Un autre exemple ancien de jumeau numérique est le patrimoine ferroviaire. Comme Laurent Schmitt, directeur adjoint normalisation à la SNCF, l’a rappelé l’objectif est de gérer, maintenir et développer le réseau ferré national et aussi de l’exploiter. Le jumeau numérique permet de visualiser, analyser et simuler pour être une aide à la décision. Le BIM des installations et des bâtiments s’anime ainsi avec une évolution temporelle pour devenir un ensemble de jumeaux numériques. Le modèle est en trois couches : des données descriptives figées (BIM, topologie, état du réseau…), une couche de modèle numérique de l’infrastructure avec son cycle de vie et enfin une couche fonctionnelle (visualisation, simulation, aide à la décision), chaque couche utilisant les mêmes référentiels communs.

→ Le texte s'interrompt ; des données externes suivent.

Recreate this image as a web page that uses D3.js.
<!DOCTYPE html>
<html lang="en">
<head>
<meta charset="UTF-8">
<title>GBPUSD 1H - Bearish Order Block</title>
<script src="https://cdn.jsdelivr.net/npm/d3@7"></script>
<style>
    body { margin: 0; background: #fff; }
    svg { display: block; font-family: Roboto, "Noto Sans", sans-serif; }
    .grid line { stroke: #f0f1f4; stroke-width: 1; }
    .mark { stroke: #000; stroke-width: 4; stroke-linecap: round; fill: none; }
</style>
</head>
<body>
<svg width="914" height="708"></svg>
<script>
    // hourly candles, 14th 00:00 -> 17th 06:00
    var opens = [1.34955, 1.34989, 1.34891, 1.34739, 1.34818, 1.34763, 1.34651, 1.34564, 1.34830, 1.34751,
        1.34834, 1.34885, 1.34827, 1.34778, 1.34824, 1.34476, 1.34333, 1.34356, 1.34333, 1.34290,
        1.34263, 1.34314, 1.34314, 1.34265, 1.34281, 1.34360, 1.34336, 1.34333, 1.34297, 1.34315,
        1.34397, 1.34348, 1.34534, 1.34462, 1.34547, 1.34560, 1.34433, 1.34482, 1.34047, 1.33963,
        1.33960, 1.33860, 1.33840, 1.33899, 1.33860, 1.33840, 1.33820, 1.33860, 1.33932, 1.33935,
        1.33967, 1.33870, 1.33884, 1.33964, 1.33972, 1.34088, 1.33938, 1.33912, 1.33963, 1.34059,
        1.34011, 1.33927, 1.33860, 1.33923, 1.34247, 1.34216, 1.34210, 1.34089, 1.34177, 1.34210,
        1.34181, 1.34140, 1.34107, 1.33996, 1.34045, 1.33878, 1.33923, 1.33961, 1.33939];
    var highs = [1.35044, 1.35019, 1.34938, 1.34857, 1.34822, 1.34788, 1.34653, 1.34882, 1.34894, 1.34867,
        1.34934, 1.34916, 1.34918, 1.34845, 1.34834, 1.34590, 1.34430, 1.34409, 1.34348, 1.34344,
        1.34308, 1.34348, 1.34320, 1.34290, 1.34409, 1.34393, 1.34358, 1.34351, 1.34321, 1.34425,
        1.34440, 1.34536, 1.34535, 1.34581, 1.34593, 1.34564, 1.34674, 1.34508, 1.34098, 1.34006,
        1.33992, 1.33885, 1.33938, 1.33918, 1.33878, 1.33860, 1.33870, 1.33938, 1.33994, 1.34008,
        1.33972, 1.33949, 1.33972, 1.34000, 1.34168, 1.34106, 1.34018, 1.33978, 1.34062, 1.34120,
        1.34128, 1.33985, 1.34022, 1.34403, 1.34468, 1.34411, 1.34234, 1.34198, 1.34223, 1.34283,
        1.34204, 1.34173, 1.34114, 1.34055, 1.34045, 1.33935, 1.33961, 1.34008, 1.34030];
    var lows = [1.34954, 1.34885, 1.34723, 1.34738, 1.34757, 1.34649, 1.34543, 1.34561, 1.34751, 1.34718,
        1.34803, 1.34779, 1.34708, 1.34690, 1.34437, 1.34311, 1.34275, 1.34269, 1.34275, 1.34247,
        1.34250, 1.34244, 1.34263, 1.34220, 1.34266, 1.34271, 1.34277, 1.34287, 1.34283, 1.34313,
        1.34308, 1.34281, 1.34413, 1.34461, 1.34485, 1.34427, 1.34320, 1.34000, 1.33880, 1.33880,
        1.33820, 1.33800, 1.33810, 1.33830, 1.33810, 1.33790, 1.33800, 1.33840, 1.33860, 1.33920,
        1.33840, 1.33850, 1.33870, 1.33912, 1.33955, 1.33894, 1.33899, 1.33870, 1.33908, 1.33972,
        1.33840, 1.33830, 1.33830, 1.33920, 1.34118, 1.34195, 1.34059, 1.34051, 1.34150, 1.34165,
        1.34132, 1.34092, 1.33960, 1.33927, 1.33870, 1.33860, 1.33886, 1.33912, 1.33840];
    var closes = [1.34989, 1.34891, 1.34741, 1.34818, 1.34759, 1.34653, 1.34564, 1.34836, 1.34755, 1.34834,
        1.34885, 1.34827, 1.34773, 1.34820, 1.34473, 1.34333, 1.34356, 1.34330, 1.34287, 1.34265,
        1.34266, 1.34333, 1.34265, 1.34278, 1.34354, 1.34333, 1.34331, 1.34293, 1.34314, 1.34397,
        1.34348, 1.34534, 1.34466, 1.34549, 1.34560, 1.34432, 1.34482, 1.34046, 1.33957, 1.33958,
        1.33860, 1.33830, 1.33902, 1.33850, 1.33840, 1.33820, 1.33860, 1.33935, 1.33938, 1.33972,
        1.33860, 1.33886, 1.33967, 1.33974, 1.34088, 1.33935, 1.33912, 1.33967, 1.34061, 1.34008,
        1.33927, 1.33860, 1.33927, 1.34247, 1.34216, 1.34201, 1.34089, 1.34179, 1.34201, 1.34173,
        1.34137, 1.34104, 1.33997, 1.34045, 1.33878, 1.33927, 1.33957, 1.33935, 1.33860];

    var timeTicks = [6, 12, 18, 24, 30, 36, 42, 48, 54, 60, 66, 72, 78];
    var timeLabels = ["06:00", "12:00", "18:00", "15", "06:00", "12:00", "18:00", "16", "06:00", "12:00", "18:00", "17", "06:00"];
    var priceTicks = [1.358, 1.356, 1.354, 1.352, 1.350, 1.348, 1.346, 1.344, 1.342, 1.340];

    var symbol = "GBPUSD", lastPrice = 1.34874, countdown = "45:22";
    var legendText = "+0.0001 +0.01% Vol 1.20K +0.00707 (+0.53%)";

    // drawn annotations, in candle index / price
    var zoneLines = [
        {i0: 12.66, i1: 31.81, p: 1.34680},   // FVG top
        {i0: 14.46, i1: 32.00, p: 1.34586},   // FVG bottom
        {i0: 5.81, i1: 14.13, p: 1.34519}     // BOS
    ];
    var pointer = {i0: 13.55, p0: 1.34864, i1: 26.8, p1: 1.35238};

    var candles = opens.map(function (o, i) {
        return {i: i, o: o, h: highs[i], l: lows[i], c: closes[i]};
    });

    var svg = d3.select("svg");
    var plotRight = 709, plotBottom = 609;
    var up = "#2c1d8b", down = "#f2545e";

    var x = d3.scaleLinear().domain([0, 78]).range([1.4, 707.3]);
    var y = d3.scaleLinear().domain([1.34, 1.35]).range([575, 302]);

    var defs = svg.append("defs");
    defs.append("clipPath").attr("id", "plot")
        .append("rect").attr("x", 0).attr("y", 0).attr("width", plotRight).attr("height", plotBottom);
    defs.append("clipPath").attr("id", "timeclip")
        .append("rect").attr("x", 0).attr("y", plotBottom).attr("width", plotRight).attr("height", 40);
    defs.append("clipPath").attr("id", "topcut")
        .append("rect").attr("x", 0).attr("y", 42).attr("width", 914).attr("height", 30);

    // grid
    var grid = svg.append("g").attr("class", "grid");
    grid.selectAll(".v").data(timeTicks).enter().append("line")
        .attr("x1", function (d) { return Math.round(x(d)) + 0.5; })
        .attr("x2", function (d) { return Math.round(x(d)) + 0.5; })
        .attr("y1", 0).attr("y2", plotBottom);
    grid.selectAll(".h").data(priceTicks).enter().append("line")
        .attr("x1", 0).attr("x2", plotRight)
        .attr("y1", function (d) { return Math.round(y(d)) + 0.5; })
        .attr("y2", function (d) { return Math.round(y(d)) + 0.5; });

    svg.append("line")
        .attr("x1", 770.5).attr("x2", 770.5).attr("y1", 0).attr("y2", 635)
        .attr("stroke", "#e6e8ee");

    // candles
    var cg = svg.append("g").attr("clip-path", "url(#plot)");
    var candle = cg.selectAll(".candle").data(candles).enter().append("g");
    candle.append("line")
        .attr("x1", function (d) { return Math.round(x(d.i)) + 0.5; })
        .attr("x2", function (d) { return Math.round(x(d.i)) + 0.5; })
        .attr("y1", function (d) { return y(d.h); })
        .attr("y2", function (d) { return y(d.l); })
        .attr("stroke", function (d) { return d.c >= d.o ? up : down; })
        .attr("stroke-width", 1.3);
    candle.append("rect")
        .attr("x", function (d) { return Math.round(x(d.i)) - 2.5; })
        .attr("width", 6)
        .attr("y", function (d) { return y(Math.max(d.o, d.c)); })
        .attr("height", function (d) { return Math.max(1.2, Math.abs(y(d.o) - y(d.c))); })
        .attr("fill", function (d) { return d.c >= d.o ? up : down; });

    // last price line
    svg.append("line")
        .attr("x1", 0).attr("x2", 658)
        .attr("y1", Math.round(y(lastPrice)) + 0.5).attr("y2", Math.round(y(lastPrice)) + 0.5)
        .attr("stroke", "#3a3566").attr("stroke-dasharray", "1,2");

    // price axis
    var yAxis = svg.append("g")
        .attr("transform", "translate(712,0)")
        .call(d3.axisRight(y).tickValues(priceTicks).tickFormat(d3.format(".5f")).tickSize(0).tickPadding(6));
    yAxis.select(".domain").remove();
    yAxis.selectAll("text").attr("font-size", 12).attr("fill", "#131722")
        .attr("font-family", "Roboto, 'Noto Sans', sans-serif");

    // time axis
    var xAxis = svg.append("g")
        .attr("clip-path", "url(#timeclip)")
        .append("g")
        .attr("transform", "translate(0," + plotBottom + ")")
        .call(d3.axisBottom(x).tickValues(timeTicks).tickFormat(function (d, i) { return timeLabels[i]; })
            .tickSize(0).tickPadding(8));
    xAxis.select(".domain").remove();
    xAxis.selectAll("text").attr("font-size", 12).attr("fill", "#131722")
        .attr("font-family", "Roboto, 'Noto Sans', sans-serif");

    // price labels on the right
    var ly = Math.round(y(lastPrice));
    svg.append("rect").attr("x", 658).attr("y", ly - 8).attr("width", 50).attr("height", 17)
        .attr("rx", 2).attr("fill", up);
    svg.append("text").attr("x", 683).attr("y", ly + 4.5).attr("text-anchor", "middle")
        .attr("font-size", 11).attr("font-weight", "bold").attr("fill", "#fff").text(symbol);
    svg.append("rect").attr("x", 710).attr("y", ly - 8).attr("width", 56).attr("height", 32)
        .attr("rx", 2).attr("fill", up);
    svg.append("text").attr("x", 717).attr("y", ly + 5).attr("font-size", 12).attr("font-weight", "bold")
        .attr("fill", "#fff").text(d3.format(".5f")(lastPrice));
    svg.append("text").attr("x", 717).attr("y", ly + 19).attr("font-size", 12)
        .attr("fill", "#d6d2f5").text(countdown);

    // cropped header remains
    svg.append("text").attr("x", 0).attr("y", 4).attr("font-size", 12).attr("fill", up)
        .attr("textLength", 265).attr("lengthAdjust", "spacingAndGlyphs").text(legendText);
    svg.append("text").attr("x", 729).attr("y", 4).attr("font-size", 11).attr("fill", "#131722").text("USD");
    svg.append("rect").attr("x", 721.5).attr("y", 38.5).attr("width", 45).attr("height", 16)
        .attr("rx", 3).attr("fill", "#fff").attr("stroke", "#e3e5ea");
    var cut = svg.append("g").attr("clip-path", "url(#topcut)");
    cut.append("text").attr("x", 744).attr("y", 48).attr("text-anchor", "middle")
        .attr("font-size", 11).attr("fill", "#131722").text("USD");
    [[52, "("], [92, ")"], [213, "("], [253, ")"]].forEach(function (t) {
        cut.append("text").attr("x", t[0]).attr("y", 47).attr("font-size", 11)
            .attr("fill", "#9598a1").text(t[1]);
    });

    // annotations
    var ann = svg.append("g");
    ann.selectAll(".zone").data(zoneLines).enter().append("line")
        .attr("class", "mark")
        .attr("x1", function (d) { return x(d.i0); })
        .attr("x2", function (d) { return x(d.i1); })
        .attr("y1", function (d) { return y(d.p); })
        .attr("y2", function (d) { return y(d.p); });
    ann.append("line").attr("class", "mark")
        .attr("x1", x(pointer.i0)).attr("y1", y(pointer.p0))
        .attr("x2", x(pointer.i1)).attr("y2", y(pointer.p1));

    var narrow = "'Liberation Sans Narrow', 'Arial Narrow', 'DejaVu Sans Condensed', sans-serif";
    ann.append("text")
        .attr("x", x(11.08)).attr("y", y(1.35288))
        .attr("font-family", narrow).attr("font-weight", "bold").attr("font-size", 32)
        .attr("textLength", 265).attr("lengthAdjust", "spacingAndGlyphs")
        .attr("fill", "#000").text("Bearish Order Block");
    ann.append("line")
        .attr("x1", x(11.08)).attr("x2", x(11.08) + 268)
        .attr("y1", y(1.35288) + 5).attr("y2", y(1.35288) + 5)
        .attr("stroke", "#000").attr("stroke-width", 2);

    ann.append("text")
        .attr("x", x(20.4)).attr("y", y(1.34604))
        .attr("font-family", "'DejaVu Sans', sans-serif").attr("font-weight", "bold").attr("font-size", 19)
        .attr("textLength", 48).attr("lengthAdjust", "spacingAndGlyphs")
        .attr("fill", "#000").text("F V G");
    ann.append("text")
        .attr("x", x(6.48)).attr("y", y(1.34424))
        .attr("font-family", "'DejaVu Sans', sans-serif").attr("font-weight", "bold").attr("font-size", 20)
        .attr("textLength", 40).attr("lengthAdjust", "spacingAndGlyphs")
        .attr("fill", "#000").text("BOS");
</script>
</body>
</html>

Un besoin de diversité des profils au sein du groupe de travail
Il existe un projet européen, Linx4Rail, de création d’une norme commune de données pour des jumeaux numériques dans le domaine ferroviaire pour harmoniser les données des différentes compagnies. La SNCF a cependant un problème : son patrimoine peut dater de plus d’un siècle. Il lui faut donc numériser le patrimoine physique existant et créer les jumeaux numériques associés. 187 projets BIM concernent ainsi les ouvrages et équipements des voies, 122 des gares. Une fois ces projets achevés, cela facilitera la gestion, l’exploitation et la maintenance des installations, en particulier la maintenance prédictive, les prévisions des performances et les effets indésirables des évolutions. Si des données existent ici ou là, la SNCF doit collecter et désiloter celles-ci puis les harmoniser pour mieux les partager. Quant aux bâtiments anciens, un scanning 3D peut être traité avec une IA pour reconnaître les éléments et produire le jumeau numérique.
Pour que les travaux de la Commission de Normalisation Jumeaux Numériques de l’Afnor traitent bien de l’ensemble des besoins des acteurs économiques, il est important de dépasser quelques cas d’usages tels que ceux-ci. C’est là la raison de l’appel à candidatures de l’Afnor : plus les participants seront représentatifs du tissu économique, meilleure sera la qualité des normes proposées.